THE TASK -
Without the pictures, return exactly the lines from the one with "Generate a Python" through the one with "anos = ['2000', '2013', '2030']". Both end lines belong in the copy.

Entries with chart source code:
+++++
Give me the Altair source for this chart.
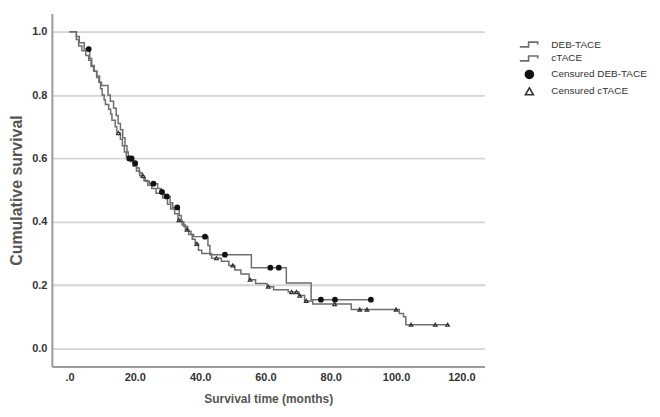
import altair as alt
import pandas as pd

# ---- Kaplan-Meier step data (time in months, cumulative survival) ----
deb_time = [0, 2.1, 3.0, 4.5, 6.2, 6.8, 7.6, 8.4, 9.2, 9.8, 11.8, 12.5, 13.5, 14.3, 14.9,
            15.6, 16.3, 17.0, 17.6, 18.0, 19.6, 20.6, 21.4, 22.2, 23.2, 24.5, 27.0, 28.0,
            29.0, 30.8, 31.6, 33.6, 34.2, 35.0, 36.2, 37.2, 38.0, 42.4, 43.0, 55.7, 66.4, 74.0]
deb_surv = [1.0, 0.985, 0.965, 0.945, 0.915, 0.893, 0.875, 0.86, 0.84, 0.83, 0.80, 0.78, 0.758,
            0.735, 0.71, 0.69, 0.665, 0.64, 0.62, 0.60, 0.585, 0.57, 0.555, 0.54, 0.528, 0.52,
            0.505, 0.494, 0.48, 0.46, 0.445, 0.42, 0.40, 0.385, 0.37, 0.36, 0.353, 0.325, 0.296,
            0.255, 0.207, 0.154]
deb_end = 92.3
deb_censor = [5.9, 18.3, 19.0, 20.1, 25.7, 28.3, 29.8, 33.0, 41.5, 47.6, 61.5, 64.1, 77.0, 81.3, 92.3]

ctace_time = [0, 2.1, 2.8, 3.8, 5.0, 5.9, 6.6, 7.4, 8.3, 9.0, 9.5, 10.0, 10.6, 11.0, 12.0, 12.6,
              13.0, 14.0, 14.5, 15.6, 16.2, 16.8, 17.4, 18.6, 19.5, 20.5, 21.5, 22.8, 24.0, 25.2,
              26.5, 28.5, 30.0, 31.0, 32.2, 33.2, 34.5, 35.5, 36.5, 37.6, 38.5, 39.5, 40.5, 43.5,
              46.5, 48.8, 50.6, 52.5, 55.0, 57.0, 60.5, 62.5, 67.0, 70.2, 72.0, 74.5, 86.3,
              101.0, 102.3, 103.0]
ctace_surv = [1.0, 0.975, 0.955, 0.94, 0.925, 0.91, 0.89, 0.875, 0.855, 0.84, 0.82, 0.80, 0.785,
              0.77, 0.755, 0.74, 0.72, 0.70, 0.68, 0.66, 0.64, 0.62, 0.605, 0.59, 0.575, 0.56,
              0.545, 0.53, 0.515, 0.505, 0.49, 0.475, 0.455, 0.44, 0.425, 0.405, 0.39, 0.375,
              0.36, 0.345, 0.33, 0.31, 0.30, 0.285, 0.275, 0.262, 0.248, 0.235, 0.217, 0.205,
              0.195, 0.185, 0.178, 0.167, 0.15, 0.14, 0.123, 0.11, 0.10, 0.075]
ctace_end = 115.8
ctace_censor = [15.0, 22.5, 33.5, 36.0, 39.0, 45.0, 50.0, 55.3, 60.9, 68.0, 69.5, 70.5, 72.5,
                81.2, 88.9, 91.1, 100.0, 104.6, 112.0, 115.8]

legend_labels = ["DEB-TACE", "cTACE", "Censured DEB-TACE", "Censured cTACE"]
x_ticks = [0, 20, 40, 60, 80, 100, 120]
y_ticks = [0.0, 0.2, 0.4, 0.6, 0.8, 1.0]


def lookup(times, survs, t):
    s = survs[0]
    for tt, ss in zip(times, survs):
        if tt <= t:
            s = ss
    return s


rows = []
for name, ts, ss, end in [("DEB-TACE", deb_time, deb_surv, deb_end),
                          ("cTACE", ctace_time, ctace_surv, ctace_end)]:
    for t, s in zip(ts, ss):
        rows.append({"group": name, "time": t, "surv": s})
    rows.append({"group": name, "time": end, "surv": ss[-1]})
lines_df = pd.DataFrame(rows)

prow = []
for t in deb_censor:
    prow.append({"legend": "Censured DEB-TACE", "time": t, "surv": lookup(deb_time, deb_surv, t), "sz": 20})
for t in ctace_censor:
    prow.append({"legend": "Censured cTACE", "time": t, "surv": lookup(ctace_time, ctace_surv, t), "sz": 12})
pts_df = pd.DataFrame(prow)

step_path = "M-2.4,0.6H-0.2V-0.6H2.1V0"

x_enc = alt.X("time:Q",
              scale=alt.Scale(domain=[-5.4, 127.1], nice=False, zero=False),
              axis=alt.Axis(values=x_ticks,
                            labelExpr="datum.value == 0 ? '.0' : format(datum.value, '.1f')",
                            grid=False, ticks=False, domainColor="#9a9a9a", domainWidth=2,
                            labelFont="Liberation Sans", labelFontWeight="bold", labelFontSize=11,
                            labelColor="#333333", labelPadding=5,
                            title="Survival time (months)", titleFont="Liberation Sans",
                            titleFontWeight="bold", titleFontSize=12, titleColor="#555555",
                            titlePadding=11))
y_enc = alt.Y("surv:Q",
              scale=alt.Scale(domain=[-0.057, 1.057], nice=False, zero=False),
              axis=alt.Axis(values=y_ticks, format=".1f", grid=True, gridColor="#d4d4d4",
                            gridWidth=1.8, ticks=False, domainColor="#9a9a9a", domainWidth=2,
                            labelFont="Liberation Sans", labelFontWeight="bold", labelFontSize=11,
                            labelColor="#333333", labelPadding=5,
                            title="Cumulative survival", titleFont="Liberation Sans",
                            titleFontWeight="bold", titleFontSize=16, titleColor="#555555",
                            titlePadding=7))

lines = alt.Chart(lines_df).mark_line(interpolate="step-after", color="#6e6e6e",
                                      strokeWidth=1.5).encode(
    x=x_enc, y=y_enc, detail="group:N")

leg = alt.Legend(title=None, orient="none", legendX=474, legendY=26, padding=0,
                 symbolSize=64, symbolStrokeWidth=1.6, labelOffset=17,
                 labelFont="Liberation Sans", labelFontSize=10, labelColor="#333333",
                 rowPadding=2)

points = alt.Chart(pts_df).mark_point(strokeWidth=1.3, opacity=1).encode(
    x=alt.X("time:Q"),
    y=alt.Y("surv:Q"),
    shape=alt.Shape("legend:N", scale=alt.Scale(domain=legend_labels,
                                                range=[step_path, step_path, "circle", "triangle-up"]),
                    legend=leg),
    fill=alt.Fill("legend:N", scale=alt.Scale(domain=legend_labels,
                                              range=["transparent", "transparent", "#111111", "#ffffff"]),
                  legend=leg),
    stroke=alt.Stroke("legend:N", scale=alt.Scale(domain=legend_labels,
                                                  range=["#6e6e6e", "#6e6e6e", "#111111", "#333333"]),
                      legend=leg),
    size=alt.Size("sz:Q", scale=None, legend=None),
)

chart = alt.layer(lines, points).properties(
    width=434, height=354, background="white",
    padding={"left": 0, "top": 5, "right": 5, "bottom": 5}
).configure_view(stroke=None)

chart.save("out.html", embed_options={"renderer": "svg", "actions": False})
+++++
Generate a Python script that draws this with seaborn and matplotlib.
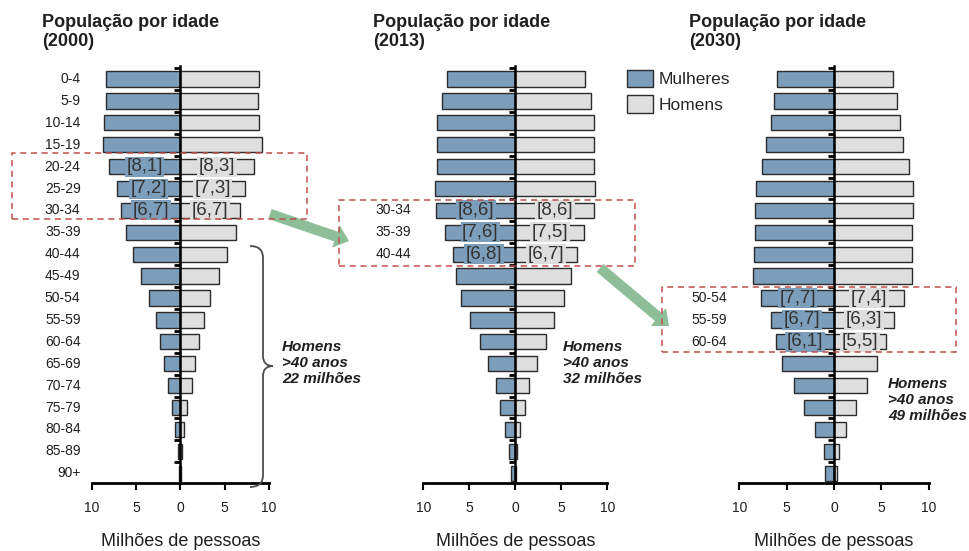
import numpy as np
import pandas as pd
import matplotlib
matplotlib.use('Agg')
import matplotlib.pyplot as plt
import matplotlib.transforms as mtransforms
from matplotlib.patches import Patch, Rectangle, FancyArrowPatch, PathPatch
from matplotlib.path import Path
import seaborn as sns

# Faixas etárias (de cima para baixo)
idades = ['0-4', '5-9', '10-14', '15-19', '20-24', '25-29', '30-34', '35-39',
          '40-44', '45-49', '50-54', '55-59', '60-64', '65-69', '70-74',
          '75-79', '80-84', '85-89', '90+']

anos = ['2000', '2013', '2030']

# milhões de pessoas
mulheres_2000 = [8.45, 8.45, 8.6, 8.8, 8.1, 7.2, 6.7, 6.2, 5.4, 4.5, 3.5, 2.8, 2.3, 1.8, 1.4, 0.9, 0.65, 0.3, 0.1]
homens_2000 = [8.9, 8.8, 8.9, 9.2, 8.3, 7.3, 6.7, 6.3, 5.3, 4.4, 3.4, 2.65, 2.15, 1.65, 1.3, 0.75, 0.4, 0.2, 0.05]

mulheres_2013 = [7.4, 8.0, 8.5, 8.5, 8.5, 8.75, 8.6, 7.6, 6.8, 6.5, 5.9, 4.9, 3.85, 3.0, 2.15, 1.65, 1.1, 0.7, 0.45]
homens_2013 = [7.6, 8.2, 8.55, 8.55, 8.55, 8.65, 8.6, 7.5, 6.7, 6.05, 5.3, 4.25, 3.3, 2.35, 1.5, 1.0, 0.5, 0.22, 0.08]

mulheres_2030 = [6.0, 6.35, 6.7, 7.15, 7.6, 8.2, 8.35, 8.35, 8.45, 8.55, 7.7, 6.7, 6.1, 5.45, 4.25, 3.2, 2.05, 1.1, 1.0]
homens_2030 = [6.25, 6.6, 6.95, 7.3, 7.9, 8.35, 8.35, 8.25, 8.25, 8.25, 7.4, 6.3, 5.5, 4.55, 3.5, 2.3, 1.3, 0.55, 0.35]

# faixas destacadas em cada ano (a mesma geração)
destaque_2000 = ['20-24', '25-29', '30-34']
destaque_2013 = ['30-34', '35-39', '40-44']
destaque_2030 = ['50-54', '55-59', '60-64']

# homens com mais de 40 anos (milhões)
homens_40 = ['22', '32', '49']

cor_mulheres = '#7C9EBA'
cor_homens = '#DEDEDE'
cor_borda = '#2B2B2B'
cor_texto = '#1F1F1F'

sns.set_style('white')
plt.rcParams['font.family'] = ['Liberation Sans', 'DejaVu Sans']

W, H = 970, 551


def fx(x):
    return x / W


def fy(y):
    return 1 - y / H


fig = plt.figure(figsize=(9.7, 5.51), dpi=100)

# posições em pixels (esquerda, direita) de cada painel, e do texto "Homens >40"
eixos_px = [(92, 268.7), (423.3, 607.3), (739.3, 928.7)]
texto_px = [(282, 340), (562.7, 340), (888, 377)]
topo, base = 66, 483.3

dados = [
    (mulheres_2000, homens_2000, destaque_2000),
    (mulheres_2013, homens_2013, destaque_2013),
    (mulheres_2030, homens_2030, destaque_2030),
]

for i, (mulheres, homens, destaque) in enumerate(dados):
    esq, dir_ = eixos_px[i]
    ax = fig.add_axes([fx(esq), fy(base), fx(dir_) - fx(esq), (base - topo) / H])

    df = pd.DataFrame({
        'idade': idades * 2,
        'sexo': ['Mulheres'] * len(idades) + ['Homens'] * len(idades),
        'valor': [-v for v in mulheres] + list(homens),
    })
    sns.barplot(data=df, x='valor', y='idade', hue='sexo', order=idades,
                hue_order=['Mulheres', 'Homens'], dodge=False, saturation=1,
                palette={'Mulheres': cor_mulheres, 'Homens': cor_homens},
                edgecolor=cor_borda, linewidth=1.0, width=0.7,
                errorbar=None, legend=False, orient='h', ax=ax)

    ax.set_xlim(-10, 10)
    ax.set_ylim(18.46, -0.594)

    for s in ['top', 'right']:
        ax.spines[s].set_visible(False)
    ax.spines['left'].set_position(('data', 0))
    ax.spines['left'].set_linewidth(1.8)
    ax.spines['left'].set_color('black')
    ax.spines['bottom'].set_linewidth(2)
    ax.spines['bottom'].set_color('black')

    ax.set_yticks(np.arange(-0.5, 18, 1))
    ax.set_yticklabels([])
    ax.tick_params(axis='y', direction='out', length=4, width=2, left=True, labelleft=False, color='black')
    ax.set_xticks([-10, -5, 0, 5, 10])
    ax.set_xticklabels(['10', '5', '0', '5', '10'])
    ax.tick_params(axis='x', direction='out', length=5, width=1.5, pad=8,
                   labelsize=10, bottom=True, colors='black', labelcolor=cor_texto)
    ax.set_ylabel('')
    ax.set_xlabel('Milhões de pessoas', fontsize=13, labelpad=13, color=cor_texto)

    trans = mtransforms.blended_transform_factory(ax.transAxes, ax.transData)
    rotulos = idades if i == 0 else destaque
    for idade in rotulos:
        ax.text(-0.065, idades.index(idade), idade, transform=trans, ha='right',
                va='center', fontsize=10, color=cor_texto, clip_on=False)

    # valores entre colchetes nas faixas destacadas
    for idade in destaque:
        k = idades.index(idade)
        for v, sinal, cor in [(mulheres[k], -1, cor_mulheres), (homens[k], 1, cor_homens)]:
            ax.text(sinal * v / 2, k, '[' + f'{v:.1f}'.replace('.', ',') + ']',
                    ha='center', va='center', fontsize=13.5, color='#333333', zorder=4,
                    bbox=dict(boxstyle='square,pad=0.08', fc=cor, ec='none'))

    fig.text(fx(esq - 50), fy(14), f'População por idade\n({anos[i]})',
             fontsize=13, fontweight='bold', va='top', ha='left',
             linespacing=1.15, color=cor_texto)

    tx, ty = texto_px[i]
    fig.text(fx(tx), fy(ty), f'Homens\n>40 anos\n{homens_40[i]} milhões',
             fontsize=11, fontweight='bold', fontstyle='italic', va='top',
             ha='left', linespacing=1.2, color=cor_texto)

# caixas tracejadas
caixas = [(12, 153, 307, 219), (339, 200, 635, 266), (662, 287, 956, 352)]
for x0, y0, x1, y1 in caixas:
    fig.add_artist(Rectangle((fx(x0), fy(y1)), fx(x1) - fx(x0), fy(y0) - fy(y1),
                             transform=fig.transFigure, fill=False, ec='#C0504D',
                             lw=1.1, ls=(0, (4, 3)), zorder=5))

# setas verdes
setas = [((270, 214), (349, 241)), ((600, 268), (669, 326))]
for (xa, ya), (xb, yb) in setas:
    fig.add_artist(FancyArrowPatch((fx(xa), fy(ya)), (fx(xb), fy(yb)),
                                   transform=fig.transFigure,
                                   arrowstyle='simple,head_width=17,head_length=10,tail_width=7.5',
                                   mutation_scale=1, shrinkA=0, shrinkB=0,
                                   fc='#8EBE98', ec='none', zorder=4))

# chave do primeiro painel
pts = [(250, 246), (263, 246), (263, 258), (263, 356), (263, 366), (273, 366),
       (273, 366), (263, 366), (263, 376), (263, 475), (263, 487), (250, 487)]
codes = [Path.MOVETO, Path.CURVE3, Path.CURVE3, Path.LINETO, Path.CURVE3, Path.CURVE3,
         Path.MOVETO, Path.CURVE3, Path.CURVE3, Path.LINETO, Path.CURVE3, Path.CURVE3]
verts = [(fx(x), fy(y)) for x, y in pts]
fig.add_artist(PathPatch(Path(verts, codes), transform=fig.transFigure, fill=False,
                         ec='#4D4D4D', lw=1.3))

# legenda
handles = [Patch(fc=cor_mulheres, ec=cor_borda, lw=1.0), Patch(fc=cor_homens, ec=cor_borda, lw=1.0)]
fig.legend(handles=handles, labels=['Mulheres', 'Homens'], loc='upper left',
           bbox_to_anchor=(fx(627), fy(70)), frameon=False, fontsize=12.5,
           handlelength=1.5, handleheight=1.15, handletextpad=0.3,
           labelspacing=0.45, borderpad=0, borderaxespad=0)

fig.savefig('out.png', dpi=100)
+++++
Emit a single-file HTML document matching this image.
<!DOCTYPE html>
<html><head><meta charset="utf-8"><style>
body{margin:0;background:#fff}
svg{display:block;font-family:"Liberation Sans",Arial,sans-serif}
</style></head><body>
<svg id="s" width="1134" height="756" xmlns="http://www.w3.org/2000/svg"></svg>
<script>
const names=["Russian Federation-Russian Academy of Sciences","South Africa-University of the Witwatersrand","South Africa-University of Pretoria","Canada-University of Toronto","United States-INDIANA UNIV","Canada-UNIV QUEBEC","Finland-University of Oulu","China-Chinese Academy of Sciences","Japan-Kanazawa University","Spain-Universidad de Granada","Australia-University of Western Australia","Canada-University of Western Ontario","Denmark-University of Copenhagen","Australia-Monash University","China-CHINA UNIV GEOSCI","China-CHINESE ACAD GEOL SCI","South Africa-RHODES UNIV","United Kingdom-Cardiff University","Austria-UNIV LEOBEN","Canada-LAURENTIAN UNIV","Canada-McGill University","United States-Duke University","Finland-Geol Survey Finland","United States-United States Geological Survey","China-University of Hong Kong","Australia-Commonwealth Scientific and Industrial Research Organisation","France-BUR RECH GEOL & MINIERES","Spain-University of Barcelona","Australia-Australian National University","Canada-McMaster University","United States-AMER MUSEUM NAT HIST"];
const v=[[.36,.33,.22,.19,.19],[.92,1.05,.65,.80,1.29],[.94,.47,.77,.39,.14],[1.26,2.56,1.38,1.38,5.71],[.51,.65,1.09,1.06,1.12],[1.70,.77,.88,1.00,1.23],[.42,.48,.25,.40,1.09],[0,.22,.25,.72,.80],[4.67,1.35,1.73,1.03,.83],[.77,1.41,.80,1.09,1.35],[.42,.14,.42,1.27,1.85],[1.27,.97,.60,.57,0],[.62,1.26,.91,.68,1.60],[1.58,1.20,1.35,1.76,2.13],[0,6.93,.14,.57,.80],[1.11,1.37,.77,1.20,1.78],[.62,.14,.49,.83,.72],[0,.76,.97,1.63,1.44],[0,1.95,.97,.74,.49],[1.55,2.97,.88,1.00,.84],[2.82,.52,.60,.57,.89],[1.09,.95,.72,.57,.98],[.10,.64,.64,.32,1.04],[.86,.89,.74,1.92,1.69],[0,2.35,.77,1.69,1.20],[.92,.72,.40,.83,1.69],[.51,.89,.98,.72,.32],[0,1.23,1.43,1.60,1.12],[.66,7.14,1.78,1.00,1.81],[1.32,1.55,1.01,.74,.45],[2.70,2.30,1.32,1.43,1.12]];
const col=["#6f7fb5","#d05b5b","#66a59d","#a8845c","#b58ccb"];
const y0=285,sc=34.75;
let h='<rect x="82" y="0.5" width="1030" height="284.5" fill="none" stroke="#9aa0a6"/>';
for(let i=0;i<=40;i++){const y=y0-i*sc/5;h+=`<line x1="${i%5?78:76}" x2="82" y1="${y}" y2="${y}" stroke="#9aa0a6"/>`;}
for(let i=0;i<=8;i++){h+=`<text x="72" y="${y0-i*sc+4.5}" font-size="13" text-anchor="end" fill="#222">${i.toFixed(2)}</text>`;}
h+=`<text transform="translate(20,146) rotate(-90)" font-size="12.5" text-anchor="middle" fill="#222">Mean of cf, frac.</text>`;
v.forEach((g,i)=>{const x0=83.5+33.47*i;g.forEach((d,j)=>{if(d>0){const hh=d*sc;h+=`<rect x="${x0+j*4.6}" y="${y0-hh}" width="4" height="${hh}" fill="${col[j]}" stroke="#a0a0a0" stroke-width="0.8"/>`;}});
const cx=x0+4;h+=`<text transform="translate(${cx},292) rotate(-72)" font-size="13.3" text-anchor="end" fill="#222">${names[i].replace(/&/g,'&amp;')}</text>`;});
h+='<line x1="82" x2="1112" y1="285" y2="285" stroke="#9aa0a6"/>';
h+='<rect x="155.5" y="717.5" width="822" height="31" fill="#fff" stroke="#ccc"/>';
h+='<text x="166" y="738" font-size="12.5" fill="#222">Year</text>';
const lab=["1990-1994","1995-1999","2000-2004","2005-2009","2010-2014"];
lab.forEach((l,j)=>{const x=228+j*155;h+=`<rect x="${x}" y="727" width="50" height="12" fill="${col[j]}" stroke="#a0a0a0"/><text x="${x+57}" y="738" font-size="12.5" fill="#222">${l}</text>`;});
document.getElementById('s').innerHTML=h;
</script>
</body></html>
+++++
TASK RESPONSE -
Generate a Python script that draws this with seaborn and matplotlib.
import numpy as np
import pandas as pd
import matplotlib
matplotlib.use('Agg')
import matplotlib.pyplot as plt
import matplotlib.transforms as mtransforms
from matplotlib.patches import Patch, Rectangle, FancyArrowPatch, PathPatch
from matplotlib.path import Path
import seaborn as sns

# Faixas etárias (de cima para baixo)
idades = ['0-4', '5-9', '10-14', '15-19', '20-24', '25-29', '30-34', '35-39',
          '40-44', '45-49', '50-54', '55-59', '60-64', '65-69', '70-74',
          '75-79', '80-84', '85-89', '90+']

anos = ['2000', '2013', '2030']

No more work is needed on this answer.